Please see the new docs site(WIP) for an automated way to run this benchmark across different available implementations and do an end-to-end submission with or without docker.
You can also do pip install mlc-scripts and then use mlcr commands for downloading the model and datasets using the commands given in the later sections.
The reference implementation has been tested on a single host, with x86_64 CPUs and 8 NVIDIA H100/B200 GPUs. Dependencies can be installed below,
sh setup.sh
DLRMv3 uses a synthetic dataset specifically designed to match the model and system characteristics of large-scale sequential recommendation (large item set and long average sequence length for each request). To generate the dataset used for both training and inference, run
python streaming_synthetic_data.py
The generated dataset has 2TB size, and contains 5 million users interacting with a billion items over 100 timestamps.
Only 1% of the dataset is used in the inference benchmark. The sampled DLRMv3 dataset and trained checkpoint are available at https://inference.mlcommons-storage.org/.
mlcr get-dataset-mlperf-inference-dlrmv3-synthetic-streaming,_mlc,_r2-downloader --outdirname=<path_to_download> -j
Script to download the sampled dataset used in inference benchmark:
bash <(curl -s https://raw.githubusercontent.com/mlcommons/r2-downloader/refs/heads/main/mlc-r2-downloader.sh) https://inference.mlcommons-storage.org/metadata/dlrm-v3-dataset.uri
mlcr get-ml-model-dlrm-v3,_mlc,_r2-downloader --outdirname=<path_to_download> -j
Script to download the 1TB trained checkpoint:
bash <(curl -s https://raw.githubusercontent.com/mlcommons/r2-downloader/refs/heads/main/mlc-r2-downloader.sh) https://inference.mlcommons-storage.org/metadata/dlrm-v3-checkpoint.uri
WORLD_SIZE=8 python main.py --dataset sampled-streaming-100b
WORLD_SIZE is the number of GPUs used in the inference benchmark.
usage: main.py [-h] [--dataset {streaming-100b,sampled-streaming-100b}] [--model-path MODEL_PATH] [--scenario-name {Server,Offline}] [--batchsize BATCHSIZE]

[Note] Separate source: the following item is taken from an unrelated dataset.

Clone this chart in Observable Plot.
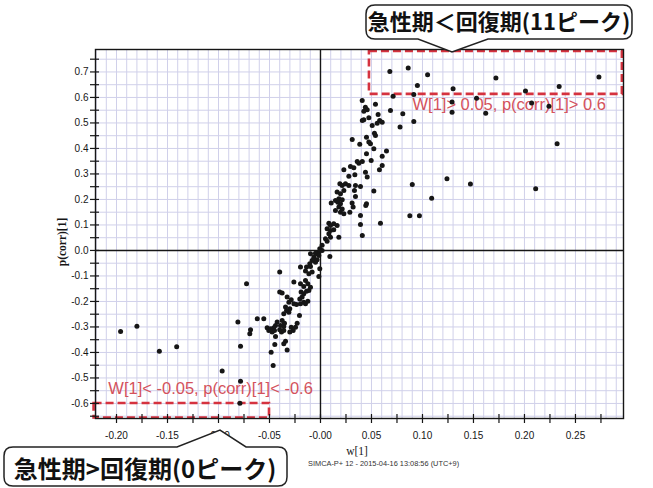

[--output-trace OUTPUT_TRACE] [--data-producer-threads DATA_PRODUCER_THREADS] [--compute-eval COMPUTE_EVAL] [--find-peak-performance FIND_PEAK_PERFORMANCE]
[--dataset-path-prefix DATASET_PATH_PREFIX] [--warmup-ratio WARMUP_RATIO] [--num-queries NUM_QUERIES] [--target-qps TARGET_QPS] [--numpy-rand-seed NUMPY_RAND_SEED]
[--sparse-quant SPARSE_QUANT] [--dataset-percentage DATASET_PERCENTAGE]
options:
-h, --help show this help message and exit
--dataset {streaming-100b,sampled-streaming-100b}
name of the dataset
--model-path MODEL_PATH
path to the model checkpoint. Example: /home/username/ckpts/streaming_100b/89/
--scenario-name {Server,Offline}
inference benchmark scenario
--batchsize BATCHSIZE
batch size used in the benchmark
--output-trace OUTPUT_TRACE
Whether to output trace
--data-producer-threads DATA_PRODUCER_THREADS
Number of threads used in data producer
--compute-eval COMPUTE_EVAL
If true, will run AccuracyOnly mode and outputs both predictions and labels for accuracy calcuations
--find-peak-performance FIND_PEAK_PERFORMANCE
Whether to find peak performance in the benchmark
--dataset-path-prefix DATASET_PATH_PREFIX
Prefix to the dataset path. Example: /home/username/
--warmup-ratio WARMUP_RATIO
The ratio of the dataset used to warmup SUT
--num-queries NUM_QUERIES
Number of queries to run in the benchmark
--target-qps TARGET_QPS
Benchmark target QPS. Needs to be tuned for different implementations to balance latency and throughput
--numpy-rand-seed NUMPY_RAND_SEED
Numpy random seed
--sparse-quant SPARSE_QUANT
Whether to quantize sparse arch
--dataset-percentage DATASET_PERCENTAGE
Percentage of the dataset to run in the benchmark
Set run.compute_eval will run the accuracy test and dump prediction outputs in
mlperf_log_accuracy.json. To check the accuracy, run
python accuracy.py --path path/to/mlperf_log_accuracy.json
We use normalized entropy (NE), accuracy, and AUC as the metrics to evaluate the model quality. For accepted submissions, all three metrics (NE, Accuracy, AUC) must be within 99.9% of the reference implementation values. The accuracy for the reference implementation evaluated on 34,996 requests across 10 inference timestamps are listed below:
NE: 86.687%
Accuracy: 69.651%
AUC: 78.663%